La deuxième partie se passe aux Orcades, ces îles du nord, balayées par les vents, où peu de gens vivent. Elle y passe d’abord quelques jours auprès de son père, l’aide à refaire un mur, puis prolonge son séjour pour l’aider à l’agnelage, et petit à petit elle reste, trouve un job d’été à la RSPB (Royal Society for the Protection of Birds) pour laquelle elle doit parcourir l’archipel et recenser les râles des genêts (roi caille) en écoutant leur chant qu’il pousse essentiellement la nuit, et lorsque l’hiver vient, elle s’installe sur un des îlots les plus au nord qui se nomme Papay. Elle y fera de jolies rencontres autant humaines qu’animales.
C’est un magnifique chemin de résilience que nous raconte Amy Liptrot, un chemin long et difficile mais qui l’emmène (et nous avec) dans de magnifiques paysages, sauvages, où se côtoient les moutons, les phoques et beaucoup d’oiseaux ! Elle découvre une nature différente de la vie londonienne faite de sorties, d’alcool, et de dancing,
Un récit fort, déroutant et très intelligent.
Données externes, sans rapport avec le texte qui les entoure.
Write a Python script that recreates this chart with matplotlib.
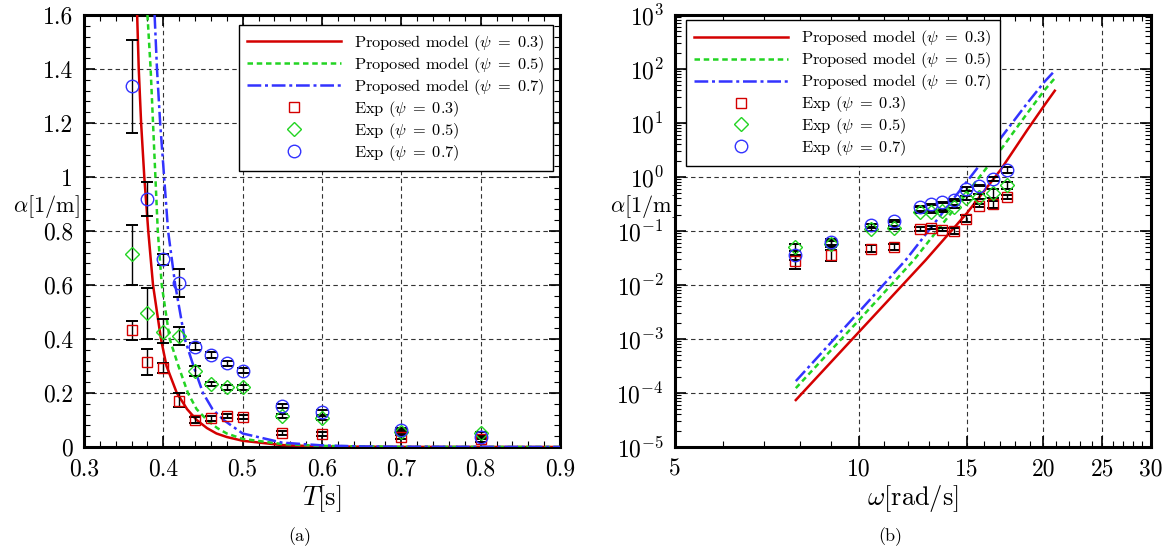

"Pour nous qui sommes sujets à la dépendance, l'alcool devient rapidement le moyen le plus simple de soulager l'anxiété physique et morale, et de surmonter les situations de stress. Or chaque fois que nous faisons un usage répété d'une substance narcotique, ces chemins neuronaux s'impriment si profondément dans notre encéphale qu'il nous sera impossible par la suite, de les effacer. Quoi qu'il arrive, je ne serai jamais à l'abri d'une rechute et je demeurerai vulnérable aux addictions de toutes sortes."
"Le grand pingouin, aujourd'hui disparu, mesurait environ un mètre de haut. Le dernier spécimen de grand pingouin reproducteur vivant en Grande-Bretagne a été abattu par balle en 1813 sur l'île de Papay. Le chasseur responsable de cette prise agissait pour le compte d'un collectionneur londonien. Au cours des années mille neuf cent quatre-vingt-dix, les écoliers de Papay ont écrit et mis en scène Les Aventuriers du grand pingouin perdu, une pièce de théâtre relatant le destin tragique de cet oiseau exceptionnel."
"Je suis née dans un foyer enclin au drame, j'ai grandi dans le mugissement du vent, au coeur d'une nature tourmentée, parmi les épaves de navires échoués, les agnelets mort-nés et les visions mystiques, avec la certitude que tout pouvait basculer à tout moment dans le chaos - excitant ou dévastateur, selon les cas. Au fil des années, ces variations d'un extrême à l'autre m'ont paru normales, voire souhaitables ; j'ai appris à m'y préparer, puis à les rechercher. N'est-il pas merveilleux de vivre au bord du monde ? L'alternative, celle de l'équilibre, m'a toujours semblé terne et sans intérêt."
"Reste l'explication la plus logique, celle d'une mauvaise habitude devenue incontrôlable. À force de boire de manière systématique pendant des années, j'ai usé mes freins, comme la falaise s'use sous le fracas répété des vagues. Quand j'ai voulu les réparer, il était trop tard - et je suis allée droit dans le mur."
"L'île est chaque jour plus petite, la falaise plus découpée et creusée plus profondément. De même, la vie est chaque jour plus triste, mais plus intéressante. Les coups et les blessures, telles des cicatrices sur le littoral, se creusent et s'effacent en permanence."
"Boire, pour les alcooliques, n'est jamais une solution. C'est un remède inefficace, une erreur sans cesse recommencée, un train qui ne mène nulle part. Dans mon cas, quels que soient le soulagement ou l'euphorie recherchés, ils n'étaient jamais atteints."
Globe, 336 pages. Août 2018
Traduit de l'anglais par Karine Reignier-Guerre.